Hygiene Visits per Hygienist-Day = completed hygiene visits ÷ hygienist days worked, per office per period. Completed hygiene visits = [Completed Visits] where User Type = "HYG"; hygienist days worked = [Work Days] where User Type = "HYG" (the FTE denominator). Cohort numbers are volume-weighted (Σ visits ÷ Σ hygienist-days).
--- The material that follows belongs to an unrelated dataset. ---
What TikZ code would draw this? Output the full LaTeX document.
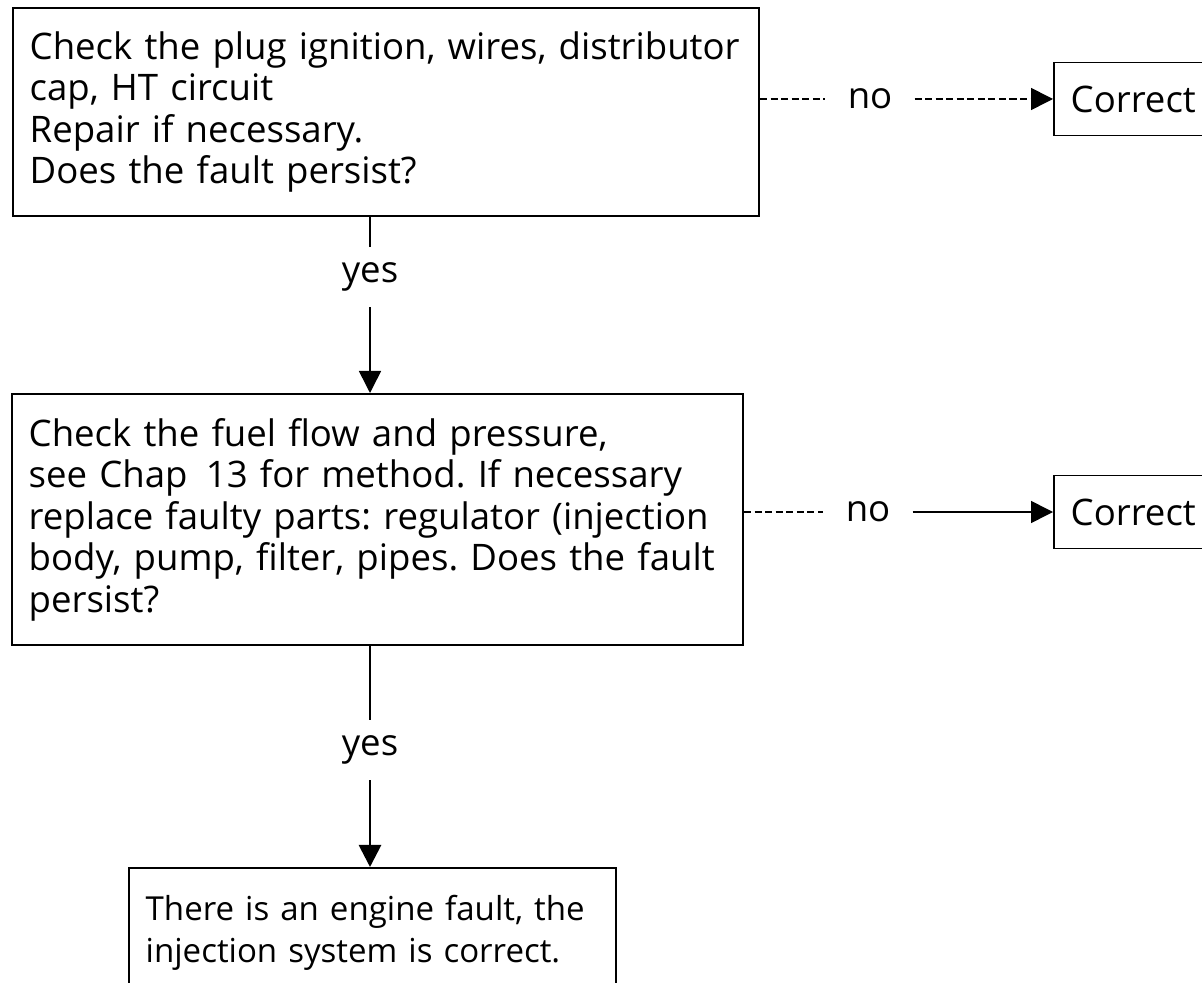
\documentclass[tikz,border=0pt]{standalone}
\usepackage{fontspec}
\setsansfont{Open Sans}
\usetikzlibrary{arrows.meta}
\frenchspacing

\tikzset{
	stepbox/.style={draw, line width=1.3pt, anchor=north west, align=left,
		inner xsep=0.42cm, inner ysep=0pt},
	fixbox/.style={draw, line width=1.3pt, anchor=west, align=left,
		inner xsep=0.42cm, minimum height=1.825cm, text width=7cm},
	answer/.style={inner xsep=0.55cm, inner ysep=0pt},
	flow/.style={line width=1.1pt},
	flowarrow/.style={flow, -{Triangle[length=0.55cm, width=0.55cm]}},
	brokenline/.style={dash pattern=on 5pt off 2.5pt},
}

\begin{document}
\begin{tikzpicture}[x=0.025cm, y=-0.025cm, font=\sffamily\fontsize{26}{29.5}\selectfont]
	\useasboundingbox (0,0) rectangle (1202,983);
	\clip (0,0) rectangle (1202,983);
	%boxes
	\node[stepbox, minimum width=18.65cm, minimum height=5.2cm, text width=17.81cm]
	(plug) at (12,7)
	{Check the plug ignition, wires, distributor\\
		cap, HT circuit\\
		Repair if necessary.\\
		Does the fault persist?};
	\node[stepbox, minimum width=18.275cm, minimum height=6.275cm, text width=17.435cm]
	(fuel) at (11,393)
	{Check the fuel flow and pressure,\\
		see Chap\enspace 13 for method. If necessary\\
		replace faulty parts: regulator (injection\\
		body, pump, filter, pipes. Does the fault\\
		persist?};
	\node[stepbox, minimum width=12.175cm, minimum height=3.25cm, text width=11.335cm,
	font=\sffamily\fontsize{23.5}{29.5}\selectfont]
	(engine) at (128,867)
	{There is an engine fault, the\\
		injection system is correct.};
	\node[fixbox] (fix1) at (1053,99) {Correct};
	\node[fixbox] (fix2) at (1053,512) {Correct};
	%labels
	\node[answer] (no1) at (870,99) {no};
	\node[answer] (no2) at (868,512) {no};
	\node[answer, minimum height=1.5cm] (yes1) at (370,277) {yes};
	\node[answer, minimum height=1.5cm] (yes2) at (370,750) {yes};
	%connectors
	\draw[flow, brokenline] (no1 -| plug.east) -- (no1.west);
	\draw[flowarrow, brokenline] (no1.east) -- (fix1.west);
	\draw[flow, brokenline] (no2 -| fuel.east) -- (no2.west);
	\draw[flowarrow] (no2.east) -- (fix2.west);
	\draw[flow] (plug.south -| yes1) -- (yes1.north);
	\draw[flowarrow] (yes1.south) -- (yes1 |- fuel.north);
	\draw[flow] (fuel.south -| yes2) -- (yes2.north);
	\draw[flowarrow, line width=2pt] (yes2.south) -- (yes2 |- engine.north);
\end{tikzpicture}
\end{document}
The standing weakness of the raw comparison was that the control runs a structurally higher level (~7.9 vs ~5.9 VpD), so the cohorts aren’t matched. For each of the 47 GP offices we pick its nearest non-Park-Column twin by absolute YTD’25 baseline (minimizing |office.vpd_YTD25 − control.vpd_YTD25|) from the 23 control offices with usable data, then compute a per-pair diff-in-difference (office.vpd_YTD_pct − twin.vpd_YTD_pct) and aggregate. Median match distance is < 0.1 VpD, so each office faces a genuinely same-level peer. Result: matched edge +4.5pp simple, +3.3pp FTE-weighted, 30/47 offices beating their twin. The control set carries no ROD field, so the optional same-ROD constraint could not be applied; matching is on level alone.
We regress each office’s YTD change on its form-submission count (usage proxy) across the 47 GP offices: OLS slope −0.20, intercept 6.1, Pearson r = −0.135. Tiers: Regular reporters (10+ subs, n=22), Occasional (1–9, n=14), Dormant (0, n=11). A real column effect should show most in heavy users; the slope is slightly negative instead.
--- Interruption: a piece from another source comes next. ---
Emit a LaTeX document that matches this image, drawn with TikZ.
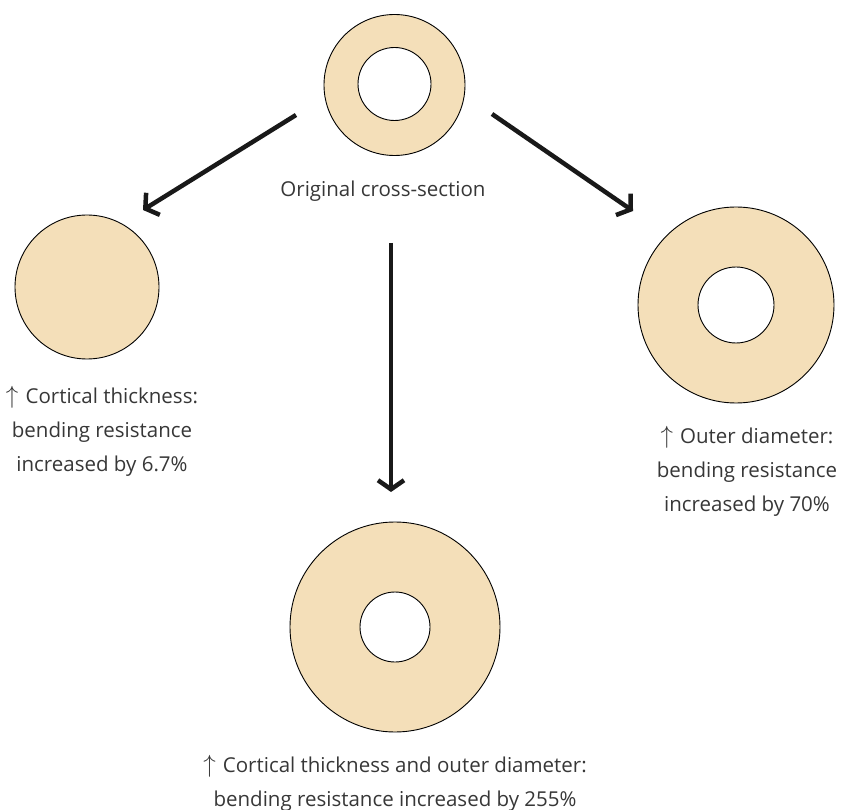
\documentclass[tikz,border=0pt]{standalone}
\usepackage{fontspec}
\setmainfont{Open Sans}
\usetikzlibrary{arrows.meta}
\definecolor{bone}{RGB}{244,223,185}
\definecolor{txt}{RGB}{55,55,55}
\newcommand{\uparr}{\scalebox{1.2}{$\uparrow$}\hspace{0.35em}}
\begin{document}
\begin{tikzpicture}[x=1pt,y=-1pt,
  section/.style={circle,draw=black,line width=0.9pt,fill=bone,inner sep=0pt},
  marrow/.style={circle,draw=black,line width=0.9pt,fill=white,inner sep=0pt},
  caption/.style={text=txt,align=center,font=\fontsize{20.5}{34}\selectfont},
  bigarrow/.style={draw=black!90,line width=4.5pt,-{Straight Barb[length=9pt,width=26pt,line width=4.5pt]}}]
\useasboundingbox (0,0) rectangle (841,810);
% original cross-section
\node[section,minimum size=141pt] (orig) at (394.5,85) {};
\node[marrow,minimum size=73pt] (origin) at (394.5,84) {};
\node[caption] (origlab) at (383,191) {Original cross-section};
% thicker cortex: solid section
\node[section,minimum size=144pt] (thick) at (87,287) {};
\node[caption] (thicklab) at (102,431) {\uparr Cortical thickness:\\bending resistance\\increased by 6.7\%};
% larger outer diameter
\node[section,minimum size=196pt] (wide) at (736,305) {};
\node[marrow,minimum size=76pt] (widein) at (736,305) {};
\node[caption] (widelab) at (747,471) {\uparr Outer diameter:\\bending resistance\\increased by 70\%};
% both together
\node[section,minimum size=210pt] (both) at (395,627) {};
\node[marrow,minimum size=70pt] (bothin) at (395,627) {};
\node[caption] (bothlab) at (395,783) {\uparr Cortical thickness and outer diameter:\\bending resistance increased by 255\%};
% arrows
\coordinate (aL0) at (296,115);
\coordinate (aL1) at (143,210);
\coordinate (aR0) at (492,114);
\coordinate (aR1) at (633,211);
\coordinate (aM0) at (391,243);
\coordinate (aM1) at (391,492);
\draw[bigarrow] (aL0) -- (aL1);
\draw[bigarrow] (aR0) -- (aR1);
\draw[bigarrow] (aM0) -- (aM1);
\end{tikzpicture}
\end{document}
Per GP office: 0.45·headroom + 0.40·momentum + 0.15·actionable, each min-max normalized across the 47, then multiplied by √(hygienist provider-days) so high-FTE offices weigh more without fully dominating. Headroom = control YTD’26 ceiling (7.9) − office YTD’26; momentum = −YTDΔ (decliners float up); actionable = 1 if subs < 10. The recommendation line is templated from each office’s own fields.
May 2026 vs May 2025, and YTD Jan–May 2026 vs 2025. Park Column went live Oct/Nov 2025. Gen4 / SGA West Power BI dataset, queried via Service Principal; the 56 live offices matched by practice name to the PBI location dimension.
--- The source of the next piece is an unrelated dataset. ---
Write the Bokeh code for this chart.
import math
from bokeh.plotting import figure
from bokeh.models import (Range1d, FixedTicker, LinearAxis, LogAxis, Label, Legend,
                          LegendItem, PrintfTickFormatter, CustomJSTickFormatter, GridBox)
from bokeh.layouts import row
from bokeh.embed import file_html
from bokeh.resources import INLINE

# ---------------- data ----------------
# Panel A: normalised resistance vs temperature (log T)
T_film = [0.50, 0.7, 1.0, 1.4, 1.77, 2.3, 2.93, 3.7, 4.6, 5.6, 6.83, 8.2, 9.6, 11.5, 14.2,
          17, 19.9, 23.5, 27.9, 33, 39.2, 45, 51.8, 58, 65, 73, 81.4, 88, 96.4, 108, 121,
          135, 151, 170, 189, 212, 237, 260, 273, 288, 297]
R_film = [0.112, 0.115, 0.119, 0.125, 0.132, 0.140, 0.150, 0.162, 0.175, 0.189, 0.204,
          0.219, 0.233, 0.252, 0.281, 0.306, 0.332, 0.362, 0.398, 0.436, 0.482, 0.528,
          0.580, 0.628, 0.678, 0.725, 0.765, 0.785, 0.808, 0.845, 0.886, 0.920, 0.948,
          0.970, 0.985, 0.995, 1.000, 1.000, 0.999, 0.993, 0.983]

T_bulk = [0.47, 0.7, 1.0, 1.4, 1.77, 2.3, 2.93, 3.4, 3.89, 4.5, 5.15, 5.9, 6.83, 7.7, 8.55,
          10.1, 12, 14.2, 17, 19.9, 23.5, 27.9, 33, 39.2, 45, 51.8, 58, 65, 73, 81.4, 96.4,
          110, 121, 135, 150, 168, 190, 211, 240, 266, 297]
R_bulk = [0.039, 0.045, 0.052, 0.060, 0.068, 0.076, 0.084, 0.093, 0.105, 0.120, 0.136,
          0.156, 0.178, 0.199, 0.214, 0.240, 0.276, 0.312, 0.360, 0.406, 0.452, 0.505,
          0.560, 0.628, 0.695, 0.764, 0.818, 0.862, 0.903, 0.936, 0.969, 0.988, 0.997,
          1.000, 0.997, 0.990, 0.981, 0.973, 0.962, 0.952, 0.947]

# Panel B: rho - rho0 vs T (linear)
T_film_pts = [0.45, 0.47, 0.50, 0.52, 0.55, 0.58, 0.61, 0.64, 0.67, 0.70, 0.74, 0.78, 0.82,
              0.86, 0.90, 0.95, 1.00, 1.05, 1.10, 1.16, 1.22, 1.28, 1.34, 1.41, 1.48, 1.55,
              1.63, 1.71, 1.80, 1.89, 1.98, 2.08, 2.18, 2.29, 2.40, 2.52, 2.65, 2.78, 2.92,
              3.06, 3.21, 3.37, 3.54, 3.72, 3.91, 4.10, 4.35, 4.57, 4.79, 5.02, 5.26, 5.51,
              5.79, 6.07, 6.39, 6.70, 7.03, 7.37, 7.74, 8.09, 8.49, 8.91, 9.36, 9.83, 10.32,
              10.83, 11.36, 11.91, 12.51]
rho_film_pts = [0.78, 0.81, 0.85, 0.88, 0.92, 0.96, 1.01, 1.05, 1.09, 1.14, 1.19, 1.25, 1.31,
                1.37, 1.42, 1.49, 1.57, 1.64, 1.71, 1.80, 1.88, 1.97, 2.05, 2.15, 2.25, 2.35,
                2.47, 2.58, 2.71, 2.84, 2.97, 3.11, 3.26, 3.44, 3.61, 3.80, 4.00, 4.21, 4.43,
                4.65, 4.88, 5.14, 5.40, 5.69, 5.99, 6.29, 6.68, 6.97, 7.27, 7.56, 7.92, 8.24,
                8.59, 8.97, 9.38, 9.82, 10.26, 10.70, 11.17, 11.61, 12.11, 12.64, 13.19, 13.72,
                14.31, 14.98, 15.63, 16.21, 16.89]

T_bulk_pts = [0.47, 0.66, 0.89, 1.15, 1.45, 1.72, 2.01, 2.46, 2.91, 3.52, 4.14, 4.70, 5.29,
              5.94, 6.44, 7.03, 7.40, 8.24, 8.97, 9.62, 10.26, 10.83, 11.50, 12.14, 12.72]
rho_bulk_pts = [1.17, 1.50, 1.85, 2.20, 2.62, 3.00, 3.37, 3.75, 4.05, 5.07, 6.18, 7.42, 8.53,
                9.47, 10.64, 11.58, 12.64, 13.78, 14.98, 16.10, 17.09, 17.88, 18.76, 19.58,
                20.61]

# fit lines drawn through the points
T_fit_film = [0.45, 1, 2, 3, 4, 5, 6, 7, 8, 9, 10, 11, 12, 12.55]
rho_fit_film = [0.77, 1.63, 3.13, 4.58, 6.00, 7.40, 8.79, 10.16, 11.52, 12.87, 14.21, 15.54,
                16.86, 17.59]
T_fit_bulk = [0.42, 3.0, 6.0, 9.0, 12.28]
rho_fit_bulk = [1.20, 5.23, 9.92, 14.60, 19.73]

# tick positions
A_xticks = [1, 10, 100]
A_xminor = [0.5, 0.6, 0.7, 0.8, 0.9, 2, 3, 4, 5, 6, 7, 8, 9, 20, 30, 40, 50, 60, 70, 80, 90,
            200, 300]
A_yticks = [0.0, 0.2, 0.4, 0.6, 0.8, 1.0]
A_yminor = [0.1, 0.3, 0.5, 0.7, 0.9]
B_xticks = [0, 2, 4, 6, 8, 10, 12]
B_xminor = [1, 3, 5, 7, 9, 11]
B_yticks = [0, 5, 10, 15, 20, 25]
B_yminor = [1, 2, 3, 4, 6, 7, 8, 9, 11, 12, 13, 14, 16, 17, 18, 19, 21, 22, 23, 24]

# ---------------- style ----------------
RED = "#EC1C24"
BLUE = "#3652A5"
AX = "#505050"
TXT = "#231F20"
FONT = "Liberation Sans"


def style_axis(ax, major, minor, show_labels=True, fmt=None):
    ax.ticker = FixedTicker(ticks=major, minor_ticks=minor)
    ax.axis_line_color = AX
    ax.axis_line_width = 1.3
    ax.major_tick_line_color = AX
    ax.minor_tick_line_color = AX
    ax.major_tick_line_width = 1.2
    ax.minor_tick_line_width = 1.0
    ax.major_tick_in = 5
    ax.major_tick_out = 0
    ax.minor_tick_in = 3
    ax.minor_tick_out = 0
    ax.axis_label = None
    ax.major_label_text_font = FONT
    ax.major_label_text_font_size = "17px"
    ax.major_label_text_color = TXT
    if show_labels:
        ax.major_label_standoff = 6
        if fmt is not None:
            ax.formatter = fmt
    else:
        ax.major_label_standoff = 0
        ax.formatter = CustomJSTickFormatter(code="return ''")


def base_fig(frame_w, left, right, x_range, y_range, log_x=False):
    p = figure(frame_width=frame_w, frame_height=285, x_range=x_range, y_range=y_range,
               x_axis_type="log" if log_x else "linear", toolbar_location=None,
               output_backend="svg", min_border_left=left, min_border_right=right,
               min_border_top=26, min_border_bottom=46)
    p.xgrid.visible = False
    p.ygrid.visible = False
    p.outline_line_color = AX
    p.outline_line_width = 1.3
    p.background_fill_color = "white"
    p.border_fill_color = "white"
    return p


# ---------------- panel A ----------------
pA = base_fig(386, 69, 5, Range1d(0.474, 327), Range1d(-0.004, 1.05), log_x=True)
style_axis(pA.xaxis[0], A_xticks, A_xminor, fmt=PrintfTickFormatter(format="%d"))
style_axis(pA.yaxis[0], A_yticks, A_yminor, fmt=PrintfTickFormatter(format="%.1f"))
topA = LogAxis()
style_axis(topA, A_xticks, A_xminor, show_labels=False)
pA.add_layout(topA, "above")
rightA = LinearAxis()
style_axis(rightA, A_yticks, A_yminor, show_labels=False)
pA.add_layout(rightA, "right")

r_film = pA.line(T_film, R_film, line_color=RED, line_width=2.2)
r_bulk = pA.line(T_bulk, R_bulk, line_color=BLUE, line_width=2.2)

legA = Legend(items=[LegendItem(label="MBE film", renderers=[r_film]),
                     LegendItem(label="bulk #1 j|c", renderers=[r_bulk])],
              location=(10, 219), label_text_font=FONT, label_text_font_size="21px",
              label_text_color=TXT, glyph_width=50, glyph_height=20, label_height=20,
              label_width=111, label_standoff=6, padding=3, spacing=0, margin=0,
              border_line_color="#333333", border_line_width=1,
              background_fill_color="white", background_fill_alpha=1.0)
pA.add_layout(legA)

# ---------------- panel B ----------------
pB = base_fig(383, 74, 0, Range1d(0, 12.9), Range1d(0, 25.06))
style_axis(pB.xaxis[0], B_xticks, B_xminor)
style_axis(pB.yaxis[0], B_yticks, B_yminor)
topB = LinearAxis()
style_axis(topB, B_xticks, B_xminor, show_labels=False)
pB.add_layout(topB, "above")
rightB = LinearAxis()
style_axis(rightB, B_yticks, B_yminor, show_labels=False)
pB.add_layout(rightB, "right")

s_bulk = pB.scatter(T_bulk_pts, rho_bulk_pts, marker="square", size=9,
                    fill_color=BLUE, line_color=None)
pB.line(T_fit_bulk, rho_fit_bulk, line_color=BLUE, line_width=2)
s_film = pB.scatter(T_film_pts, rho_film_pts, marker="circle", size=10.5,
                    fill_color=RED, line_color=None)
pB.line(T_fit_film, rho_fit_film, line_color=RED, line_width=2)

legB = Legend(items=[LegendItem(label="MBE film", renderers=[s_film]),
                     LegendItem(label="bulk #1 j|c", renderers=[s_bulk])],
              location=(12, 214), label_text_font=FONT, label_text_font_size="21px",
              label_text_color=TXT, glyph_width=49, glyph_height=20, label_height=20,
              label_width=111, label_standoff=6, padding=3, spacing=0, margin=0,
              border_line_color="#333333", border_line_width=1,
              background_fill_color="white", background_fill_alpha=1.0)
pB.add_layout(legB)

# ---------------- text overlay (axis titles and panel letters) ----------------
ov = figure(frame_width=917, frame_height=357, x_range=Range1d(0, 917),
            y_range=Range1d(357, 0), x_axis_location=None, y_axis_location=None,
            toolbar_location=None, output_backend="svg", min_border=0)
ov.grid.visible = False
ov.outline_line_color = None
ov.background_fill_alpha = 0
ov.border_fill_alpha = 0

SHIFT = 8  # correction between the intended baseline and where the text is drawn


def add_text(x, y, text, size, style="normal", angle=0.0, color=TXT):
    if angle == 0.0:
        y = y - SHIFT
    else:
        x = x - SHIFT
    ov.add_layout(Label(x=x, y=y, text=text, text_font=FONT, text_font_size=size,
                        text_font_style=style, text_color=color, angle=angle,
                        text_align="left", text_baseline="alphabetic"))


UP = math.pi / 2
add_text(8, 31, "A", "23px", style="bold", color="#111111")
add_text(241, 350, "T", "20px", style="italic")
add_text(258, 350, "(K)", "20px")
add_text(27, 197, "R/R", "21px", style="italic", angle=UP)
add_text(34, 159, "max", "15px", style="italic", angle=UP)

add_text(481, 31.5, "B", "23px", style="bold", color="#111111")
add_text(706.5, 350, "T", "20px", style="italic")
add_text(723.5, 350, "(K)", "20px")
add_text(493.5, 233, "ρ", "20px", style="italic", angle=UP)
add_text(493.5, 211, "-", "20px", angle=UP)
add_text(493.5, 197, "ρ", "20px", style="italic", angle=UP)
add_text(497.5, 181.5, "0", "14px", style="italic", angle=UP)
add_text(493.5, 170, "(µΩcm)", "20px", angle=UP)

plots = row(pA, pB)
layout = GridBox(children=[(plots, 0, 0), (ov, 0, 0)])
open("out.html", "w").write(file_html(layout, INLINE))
Hygiene VpD moves for reasons beyond the Park Column (staffing, demand, schedule template). This shows whether throughput moved in the right direction — it is not a clean attribution of the column alone. Without CDT-level appointment data we can’t yet prove the office moved the right appointments.
All figures computed client-side from the same PBI aggregate bundle as v1 (no patient-level data). Public aggregates only.